# STATED TASK
Pictures aside, quote the whole listing exactly.

═════ COLLECTED DATA ═════

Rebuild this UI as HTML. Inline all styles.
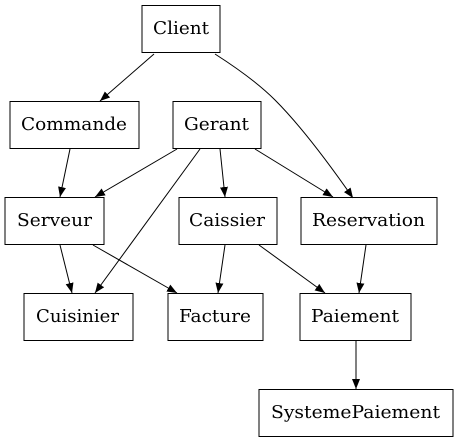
<!DOCTYPE html>
<html><head><style>html,body{margin:0;padding:0;background:#fff}</style></head><body>
<svg width="458" height="443" viewBox="0 0 458 443" xmlns="http://www.w3.org/2000/svg" font-family="'DejaVu Serif',serif" font-size="18">
<defs><marker id="a" markerWidth="10" markerHeight="8" refX="10" refY="4" orient="auto" markerUnits="userSpaceOnUse"><path d="M0,0 L10,4 L0,8 z" fill="#000"/></marker></defs>
<g fill="#fff" stroke="#000" stroke-width="1">
<rect x="142" y="5.5" width="78" height="47"/>
<rect x="10" y="101.5" width="129" height="47"/>
<rect x="173" y="101.5" width="88" height="47"/>
<rect x="5" y="197.5" width="99" height="47"/>
<rect x="179" y="197.5" width="98" height="47"/>
<rect x="301" y="197.5" width="136" height="47"/>
<rect x="24" y="293.5" width="109" height="47"/>
<rect x="168" y="293.5" width="95" height="47"/>
<rect x="300" y="293.5" width="111" height="47"/>
<rect x="259" y="389.5" width="194" height="47"/>
</g>
<g stroke="#000" fill="none" stroke-width="1" marker-end="url(#a)">
<line x1="154" y1="54" x2="100" y2="101"/>
<path d="M215,54 C240,70 260,85 275,100 C300,125 330,165 353,198"/>
<line x1="70" y1="149" x2="60" y2="197"/>
<line x1="177" y1="149" x2="95" y2="197"/>
<line x1="200" y1="149" x2="95" y2="293"/>
<line x1="220" y1="149" x2="225" y2="197"/>
<line x1="255" y1="149" x2="333" y2="197"/>
<line x1="60" y1="245" x2="72" y2="293"/>
<line x1="93" y1="245" x2="177" y2="293"/>
<line x1="225" y1="245" x2="218" y2="293"/>
<line x1="259" y1="245" x2="325" y2="293"/>
<line x1="366" y1="245" x2="359" y2="293"/>
<line x1="356" y1="341" x2="356" y2="389"/>
</g>
<g fill="#000" lengthAdjust="spacingAndGlyphs">
<text x="153" y="34" textLength="56" lengthAdjust="spacingAndGlyphs">Client</text>
<text x="21" y="130" textLength="106" lengthAdjust="spacingAndGlyphs">Commande</text>
<text x="184" y="130" textLength="65" lengthAdjust="spacingAndGlyphs">Gerant</text>
<text x="17" y="226" textLength="75" lengthAdjust="spacingAndGlyphs">Serveur</text>
<text x="189" y="226" textLength="76" lengthAdjust="spacingAndGlyphs">Caissier</text>
<text x="312" y="226" textLength="113" lengthAdjust="spacingAndGlyphs">Reservation</text>
<text x="36" y="322" textLength="83" lengthAdjust="spacingAndGlyphs">Cuisinier</text>
<text x="179" y="322" textLength="72" lengthAdjust="spacingAndGlyphs">Facture</text>
<text x="311" y="322" textLength="88" lengthAdjust="spacingAndGlyphs">Paiement</text>
<text x="271" y="418" textLength="169" lengthAdjust="spacingAndGlyphs">SystemePaiement</text>
</g>
</svg>
</body></html>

═════

# FINAL RESULT
Rebuild this UI as HTML. Inline all styles.
<!DOCTYPE html>
<html><head><style>html,body{margin:0;padding:0;background:#fff}</style></head><body>
<svg width="458" height="443" viewBox="0 0 458 443" xmlns="http://www.w3.org/2000/svg" font-family="'DejaVu Serif',serif" font-size="18">
<defs><marker id="a" markerWidth="10" markerHeight="8" refX="10" refY="4" orient="auto" markerUnits="userSpaceOnUse"><path d="M0,0 L10,4 L0,8 z" fill="#000"/></marker></defs>
<g fill="#fff" stroke="#000" stroke-width="1">
<rect x="142" y="5.5" width="78" height="47"/>
<rect x="10" y="101.5" width="129" height="47"/>
<rect x="173" y="101.5" width="88" height="47"/>
<rect x="5" y="197.5" width="99" height="47"/>
<rect x="179" y="197.5" width="98" height="47"/>
<rect x="301" y="197.5" width="136" height="47"/>
<rect x="24" y="293.5" width="109" height="47"/>
<rect x="168" y="293.5" width="95" height="47"/>
<rect x="300" y="293.5" width="111" height="47"/>
<rect x="259" y="389.5" width="194" height="47"/>
</g>
<g stroke="#000" fill="none" stroke-width="1" marker-end="url(#a)">
<line x1="154" y1="54" x2="100" y2="101"/>
<path d="M215,54 C240,70 260,85 275,100 C300,125 330,165 353,198"/>
<line x1="70" y1="149" x2="60" y2="197"/>
<line x1="177" y1="149" x2="95" y2="197"/>
<line x1="200" y1="149" x2="95" y2="293"/>
<line x1="220" y1="149" x2="225" y2="197"/>
<line x1="255" y1="149" x2="333" y2="197"/>
<line x1="60" y1="245" x2="72" y2="293"/>
<line x1="93" y1="245" x2="177" y2="293"/>
<line x1="225" y1="245" x2="218" y2="293"/>
<line x1="259" y1="245" x2="325" y2="293"/>
<line x1="366" y1="245" x2="359" y2="293"/>
<line x1="356" y1="341" x2="356" y2="389"/>
</g>
<g fill="#000" lengthAdjust="spacingAndGlyphs">
<text x="153" y="34" textLength="56" lengthAdjust="spacingAndGlyphs">Client</text>
<text x="21" y="130" textLength="106" lengthAdjust="spacingAndGlyphs">Commande</text>
<text x="184" y="130" textLength="65" lengthAdjust="spacingAndGlyphs">Gerant</text>
<text x="17" y="226" textLength="75" lengthAdjust="spacingAndGlyphs">Serveur</text>
<text x="189" y="226" textLength="76" lengthAdjust="spacingAndGlyphs">Caissier</text>
<text x="312" y="226" textLength="113" lengthAdjust="spacingAndGlyphs">Reservation</text>
<text x="36" y="322" textLength="83" lengthAdjust="spacingAndGlyphs">Cuisinier</text>
<text x="179" y="322" textLength="72" lengthAdjust="spacingAndGlyphs">Facture</text>
<text x="311" y="322" textLength="88" lengthAdjust="spacingAndGlyphs">Paiement</text>
<text x="271" y="418" textLength="169" lengthAdjust="spacingAndGlyphs">SystemePaiement</text>
</g>
</svg>
</body></html>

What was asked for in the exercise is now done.